In July 2013, Montgomery called Bilbo as interim missionary. With guidance from Lester Evans, Baptist State Convention of North Carolina (BSC) team leader for associational partnerships, he and the search committee recognized the most value in exploring an alternative: partnering with Stanly by hiring the same missionary. One day per week, Bilbo worked in the Montgomery office, helping the association reorganize and focus on assisting churches with prayer, outreach and discipleship. While that was his set weekly schedule, he had the flexibility to work for either association from any place at any time.

Bilbo said technology has allowed for greater networking. “You don’t have to be physically present somewhere to assist folks. Back in the day, county-by-county, that was as much territory as most folks could network. Today, not so.”

Personnel and property consume most of a small association’s budget, leaving little for ministry and missions. When associations are able to collaborate on some of these responsibilities, they can devote more time to reshaping their purpose and refocusing their resources toward supporting churches.

Stanly and Montgomery operate as separate associations within a multi-staff organization, with joint leadership regularly meeting to coordinate strategies and plan for events.

Stanly’s ability to share the task of promoting events makes it possible for the smaller association, Montgomery, to host gatherings – a resource they were not able to offer in previous years. Both locations offer events like deacon training and prayer conferences. For example, a two-day event featuring the same guest speakers may take place at Stanly on Monday night and Montgomery on Tuesday. While they remain financially autonomous and receive monthly contributions from their respective churches, the two also share the cost of quarterly meetings when appropriate.

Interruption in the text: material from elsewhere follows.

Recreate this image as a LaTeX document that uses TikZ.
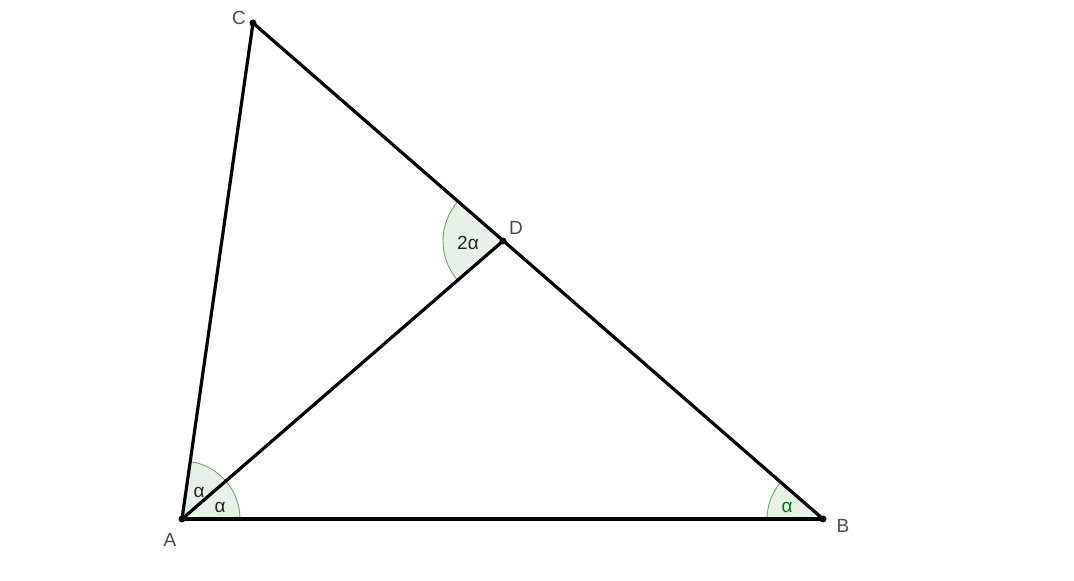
\documentclass[tikz,border=0pt]{standalone}
\usepackage{fontspec}
\setmainfont{Liberation Sans}
\begin{document}
\begin{tikzpicture}[x=1pt,y=1pt,
  seg/.style={line width=3.2pt, black},
  angfill/.style={fill=green!40!black!9!white},
  angarc/.style={draw=green!45!black!60!white, line width=0.9pt},
  ptlabel/.style={text=black!70, font=\fontsize{19}{21}\selectfont, inner sep=0pt},
  anglabel/.style={text=black!85, font=\fontsize{19}{21}\selectfont, inner sep=0pt},
  dot/.style={circle, fill=black, inner sep=0pt, minimum size=7pt}]
\useasboundingbox (0,0) rectangle (1074,581);
\coordinate (A) at (182,62);
\coordinate (B) at (823,62);
\coordinate (C) at (253,558);
\coordinate (D) at (503,340);
% angle sectors
\fill[angfill] (A) -- ++(0:58) arc[start angle=0,end angle=81.85,radius=58] -- cycle;
\draw[angarc] (A) ++(0:58) arc[start angle=0,end angle=81.85,radius=58];
\fill[angfill] (B) -- ++(139.03:56) arc[start angle=139.03,end angle=180,radius=56] -- cycle;
\draw[angarc] (B) ++(139.03:56) arc[start angle=139.03,end angle=180,radius=56];
\fill[angfill] (D) -- ++(138.9:60) arc[start angle=138.9,end angle=220.9,radius=60] -- cycle;
\draw[angarc] (D) ++(138.9:60) arc[start angle=138.9,end angle=220.9,radius=60];
% segments
\draw[seg] (A) -- (B);
\draw[seg] (B) -- (C);
\draw[seg] (C) -- (A);
\draw[seg] (A) -- (D);
% points
\node[dot] (pA) at (A) {};
\node[dot] (pB) at (B) {};
\node[dot] (pC) at (C) {};
\node[dot] (pD) at (D) {};
% labels
\node[ptlabel] (lA) at (170,41) {A};
\node[ptlabel] (lB) at (843,55) {B};
\node[ptlabel] (lC) at (239,563) {C};
\node[ptlabel] (lD) at (516,353) {D};
\node[anglabel] (a1) at (199,89) {α};
\node[anglabel] (a2) at (220,74) {α};
\node[anglabel, text=green!50!black] (a3) at (787,74) {α};
\node[anglabel] (a4) at (468,338) {2α};
\end{tikzpicture}
\end{document}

“That allows us to really do more and to have high quality conference leaders. The relationships that are built through these things, we’ve found, are very helpful for both associations,” Bilbo said.

Growing together

Thanks to their partnership, Stanly and Montgomery have been able to expand their staff. Each association now has an administrative assistant, and earlier this year, Montgomery called Rick Miller as a second missionary.

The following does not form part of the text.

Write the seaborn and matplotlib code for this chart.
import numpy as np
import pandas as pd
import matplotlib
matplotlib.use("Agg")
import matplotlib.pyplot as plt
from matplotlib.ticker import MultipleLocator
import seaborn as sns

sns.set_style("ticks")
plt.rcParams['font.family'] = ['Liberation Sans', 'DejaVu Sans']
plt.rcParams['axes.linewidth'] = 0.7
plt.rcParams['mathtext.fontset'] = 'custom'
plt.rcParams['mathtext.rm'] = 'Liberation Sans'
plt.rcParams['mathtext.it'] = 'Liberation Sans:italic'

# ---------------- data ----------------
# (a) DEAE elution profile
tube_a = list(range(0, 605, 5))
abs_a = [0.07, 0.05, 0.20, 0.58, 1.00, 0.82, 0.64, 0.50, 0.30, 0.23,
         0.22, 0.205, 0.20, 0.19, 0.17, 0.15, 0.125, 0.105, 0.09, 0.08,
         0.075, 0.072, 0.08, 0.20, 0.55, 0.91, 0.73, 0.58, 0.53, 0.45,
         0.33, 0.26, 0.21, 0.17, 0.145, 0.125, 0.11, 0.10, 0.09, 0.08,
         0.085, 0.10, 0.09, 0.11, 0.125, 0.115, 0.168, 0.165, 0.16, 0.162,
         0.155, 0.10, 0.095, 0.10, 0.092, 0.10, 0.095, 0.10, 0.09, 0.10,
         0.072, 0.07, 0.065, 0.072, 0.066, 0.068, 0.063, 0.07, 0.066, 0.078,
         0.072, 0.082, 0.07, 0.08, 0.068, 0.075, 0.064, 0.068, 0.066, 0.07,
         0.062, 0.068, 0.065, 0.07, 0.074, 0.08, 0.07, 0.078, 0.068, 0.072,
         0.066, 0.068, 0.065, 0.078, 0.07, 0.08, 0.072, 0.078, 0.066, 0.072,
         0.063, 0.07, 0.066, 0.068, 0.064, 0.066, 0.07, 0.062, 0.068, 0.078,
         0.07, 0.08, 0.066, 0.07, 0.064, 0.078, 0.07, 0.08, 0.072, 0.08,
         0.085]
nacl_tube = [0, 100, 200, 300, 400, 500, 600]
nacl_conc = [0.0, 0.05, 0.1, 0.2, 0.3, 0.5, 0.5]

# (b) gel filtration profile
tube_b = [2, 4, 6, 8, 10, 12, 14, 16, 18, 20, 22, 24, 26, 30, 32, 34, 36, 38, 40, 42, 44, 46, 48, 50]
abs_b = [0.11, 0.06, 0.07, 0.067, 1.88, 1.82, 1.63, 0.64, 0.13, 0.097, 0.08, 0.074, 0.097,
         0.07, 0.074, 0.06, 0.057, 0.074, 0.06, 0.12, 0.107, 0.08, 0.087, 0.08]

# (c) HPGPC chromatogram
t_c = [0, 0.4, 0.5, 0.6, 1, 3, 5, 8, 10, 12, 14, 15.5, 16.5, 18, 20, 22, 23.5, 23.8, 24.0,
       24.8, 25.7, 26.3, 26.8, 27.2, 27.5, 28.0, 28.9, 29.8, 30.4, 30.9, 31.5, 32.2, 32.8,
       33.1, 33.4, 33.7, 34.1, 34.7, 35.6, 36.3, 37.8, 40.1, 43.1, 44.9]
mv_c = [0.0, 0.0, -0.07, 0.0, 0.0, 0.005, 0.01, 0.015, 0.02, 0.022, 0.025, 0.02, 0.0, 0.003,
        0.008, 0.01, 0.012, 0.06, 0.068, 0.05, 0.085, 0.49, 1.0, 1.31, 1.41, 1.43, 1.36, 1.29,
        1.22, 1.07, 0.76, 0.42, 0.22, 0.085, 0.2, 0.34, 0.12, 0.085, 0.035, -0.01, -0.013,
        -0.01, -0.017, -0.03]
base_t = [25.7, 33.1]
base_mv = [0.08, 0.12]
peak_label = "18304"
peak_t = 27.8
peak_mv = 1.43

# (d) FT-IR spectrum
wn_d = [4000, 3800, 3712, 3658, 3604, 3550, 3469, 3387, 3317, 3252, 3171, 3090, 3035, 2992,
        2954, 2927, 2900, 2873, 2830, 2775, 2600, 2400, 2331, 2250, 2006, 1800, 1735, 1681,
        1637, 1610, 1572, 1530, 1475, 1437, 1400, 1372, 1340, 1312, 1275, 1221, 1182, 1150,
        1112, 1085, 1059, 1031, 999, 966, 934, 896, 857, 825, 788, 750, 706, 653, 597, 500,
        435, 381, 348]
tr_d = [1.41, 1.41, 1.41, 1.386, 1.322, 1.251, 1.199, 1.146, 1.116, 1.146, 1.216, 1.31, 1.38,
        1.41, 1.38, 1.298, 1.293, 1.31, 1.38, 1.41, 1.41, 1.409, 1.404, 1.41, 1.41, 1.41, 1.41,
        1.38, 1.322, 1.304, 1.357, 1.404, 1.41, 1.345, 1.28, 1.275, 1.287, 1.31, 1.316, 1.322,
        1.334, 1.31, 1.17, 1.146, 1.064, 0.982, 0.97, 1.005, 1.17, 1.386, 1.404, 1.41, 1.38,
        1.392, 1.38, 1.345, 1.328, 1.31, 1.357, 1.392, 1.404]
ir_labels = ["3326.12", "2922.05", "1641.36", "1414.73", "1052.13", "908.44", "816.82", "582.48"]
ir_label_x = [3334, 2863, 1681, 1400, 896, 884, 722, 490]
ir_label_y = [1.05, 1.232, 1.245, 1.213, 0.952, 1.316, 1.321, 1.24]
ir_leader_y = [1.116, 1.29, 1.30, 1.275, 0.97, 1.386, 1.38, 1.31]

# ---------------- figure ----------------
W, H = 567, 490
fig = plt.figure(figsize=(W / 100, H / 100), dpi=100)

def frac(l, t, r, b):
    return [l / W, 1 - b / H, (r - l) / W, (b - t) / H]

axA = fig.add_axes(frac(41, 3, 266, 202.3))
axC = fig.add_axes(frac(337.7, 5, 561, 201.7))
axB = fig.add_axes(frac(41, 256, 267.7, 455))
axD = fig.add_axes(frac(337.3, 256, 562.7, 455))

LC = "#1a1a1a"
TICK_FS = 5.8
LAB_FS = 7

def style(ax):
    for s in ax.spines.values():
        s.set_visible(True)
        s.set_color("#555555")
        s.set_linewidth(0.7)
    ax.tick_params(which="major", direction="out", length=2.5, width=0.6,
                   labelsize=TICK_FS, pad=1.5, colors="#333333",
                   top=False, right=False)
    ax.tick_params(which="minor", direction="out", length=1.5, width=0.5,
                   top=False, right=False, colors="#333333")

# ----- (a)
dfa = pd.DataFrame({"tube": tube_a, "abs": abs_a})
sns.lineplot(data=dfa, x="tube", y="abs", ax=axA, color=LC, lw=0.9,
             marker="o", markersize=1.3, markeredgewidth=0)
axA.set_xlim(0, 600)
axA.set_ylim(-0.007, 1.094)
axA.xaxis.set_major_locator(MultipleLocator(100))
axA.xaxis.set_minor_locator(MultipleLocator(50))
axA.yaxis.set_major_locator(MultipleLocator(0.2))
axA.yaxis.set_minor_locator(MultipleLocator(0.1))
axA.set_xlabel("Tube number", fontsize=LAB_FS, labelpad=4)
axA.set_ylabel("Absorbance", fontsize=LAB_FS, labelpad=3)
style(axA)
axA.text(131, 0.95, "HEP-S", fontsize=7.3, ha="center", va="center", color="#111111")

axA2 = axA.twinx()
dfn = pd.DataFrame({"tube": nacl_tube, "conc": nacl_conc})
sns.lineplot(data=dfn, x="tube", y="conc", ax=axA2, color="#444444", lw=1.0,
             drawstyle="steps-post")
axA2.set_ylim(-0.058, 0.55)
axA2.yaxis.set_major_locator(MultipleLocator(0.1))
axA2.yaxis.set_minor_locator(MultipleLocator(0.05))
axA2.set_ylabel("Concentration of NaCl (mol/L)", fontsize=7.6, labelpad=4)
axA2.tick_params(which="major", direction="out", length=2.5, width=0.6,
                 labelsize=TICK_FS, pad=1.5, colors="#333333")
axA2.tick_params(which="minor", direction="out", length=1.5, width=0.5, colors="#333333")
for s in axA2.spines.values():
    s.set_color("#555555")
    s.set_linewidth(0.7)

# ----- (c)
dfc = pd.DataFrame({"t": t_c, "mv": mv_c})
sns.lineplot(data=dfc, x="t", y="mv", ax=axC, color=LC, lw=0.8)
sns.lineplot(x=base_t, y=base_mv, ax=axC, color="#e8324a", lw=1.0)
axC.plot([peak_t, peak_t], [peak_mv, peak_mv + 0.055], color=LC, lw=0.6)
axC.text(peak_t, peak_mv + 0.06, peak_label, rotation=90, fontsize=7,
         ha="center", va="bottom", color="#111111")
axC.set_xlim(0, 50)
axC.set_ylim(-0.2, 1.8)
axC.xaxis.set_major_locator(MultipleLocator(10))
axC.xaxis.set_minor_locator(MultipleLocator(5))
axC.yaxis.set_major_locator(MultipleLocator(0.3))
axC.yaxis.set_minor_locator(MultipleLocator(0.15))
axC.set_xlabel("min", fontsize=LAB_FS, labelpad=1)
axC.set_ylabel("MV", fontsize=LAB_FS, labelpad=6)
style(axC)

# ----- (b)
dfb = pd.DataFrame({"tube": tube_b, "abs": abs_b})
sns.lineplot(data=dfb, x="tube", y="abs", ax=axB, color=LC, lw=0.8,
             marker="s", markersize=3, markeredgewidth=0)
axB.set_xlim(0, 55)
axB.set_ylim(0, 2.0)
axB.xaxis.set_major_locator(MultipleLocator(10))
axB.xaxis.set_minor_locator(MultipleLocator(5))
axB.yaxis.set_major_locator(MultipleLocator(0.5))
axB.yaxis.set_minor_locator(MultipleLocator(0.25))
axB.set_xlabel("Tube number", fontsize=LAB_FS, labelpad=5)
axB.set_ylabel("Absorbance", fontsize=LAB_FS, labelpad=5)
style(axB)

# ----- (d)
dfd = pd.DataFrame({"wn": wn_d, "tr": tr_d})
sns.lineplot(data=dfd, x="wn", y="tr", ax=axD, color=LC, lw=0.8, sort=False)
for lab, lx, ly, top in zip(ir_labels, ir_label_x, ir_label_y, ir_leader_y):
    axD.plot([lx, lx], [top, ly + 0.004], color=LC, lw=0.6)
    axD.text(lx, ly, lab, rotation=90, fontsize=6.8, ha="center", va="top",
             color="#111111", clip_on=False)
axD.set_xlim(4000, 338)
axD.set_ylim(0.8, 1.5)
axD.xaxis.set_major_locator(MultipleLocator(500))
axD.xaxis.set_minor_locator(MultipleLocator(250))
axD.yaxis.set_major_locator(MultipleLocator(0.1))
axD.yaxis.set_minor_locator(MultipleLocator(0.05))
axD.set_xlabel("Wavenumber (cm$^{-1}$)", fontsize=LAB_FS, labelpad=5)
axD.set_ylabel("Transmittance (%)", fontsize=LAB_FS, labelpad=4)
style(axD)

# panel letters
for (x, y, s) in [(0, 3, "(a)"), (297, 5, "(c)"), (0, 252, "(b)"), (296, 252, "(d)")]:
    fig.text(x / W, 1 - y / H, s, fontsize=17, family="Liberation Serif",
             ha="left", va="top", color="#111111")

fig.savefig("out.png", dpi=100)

Miller, who previously served in Japan for 18 years, began his ministry with Montgomery on April 1. Although he focuses on and devotes more time to Montgomery and Bilbo concentrates primarily on Stanly, they assist each other with ministry development and implementation for both associations. They meet once a week to plan, strategize and pray together.

“I have the freedom to provide pastoral care to the 23 MBA [Montgomery] churches and their pastors and richly benefit from the experience and wisdom of a seasoned associational missionary who is willing to mentor and provide direction, strategic insight and encouragement,” said Miller.

“We’re wired differently, have different gifts, we can provide different support for churches and pastors. … We can provide a whole lot more to both associations,” Bilbo said. “[Stanly] sees this as being a good neighbor. When you’re good to your neighbors, the whole neighborhood benefits. Stanly benefited as well.”

The future of associational networking

Through his work with Stanly and Montgomery, Bilbo has seen the fruit of partnering together. Since 2013, he has started the Network of Collaborating Associations to help other associations navigate the process of cooperating with each other while maintaining their unique identities.

“What I’m seeing is that weaker associations were just closing out,” he said. “They would merge, and in losing identity and historic standing, with some existing from the 1880s, we lose a lot of autonomy because strategies in each county might need to be a little different.”

The Network takes advantage of missionaries’ unique areas of passion, experience and expertise, which they may not be utilizing to their full potential in their respective associations. Individuals’ specialized skills can more effectively address the various challenges churches face.

Bilbo works with former associational missionaries Keith Dixon and Rick Astle on helping associations recognize the value of the Network. Astle said he is confident that if missionaries take intentional steps toward partnering with other associations, “we will move closer toward unity, be more effective in His glorious work and demonstrate to the world that God sent His son.”

Astle, Bilbo and Dixon see the alliance as much more than a survival plan but a tool that is shaping the new face of associations.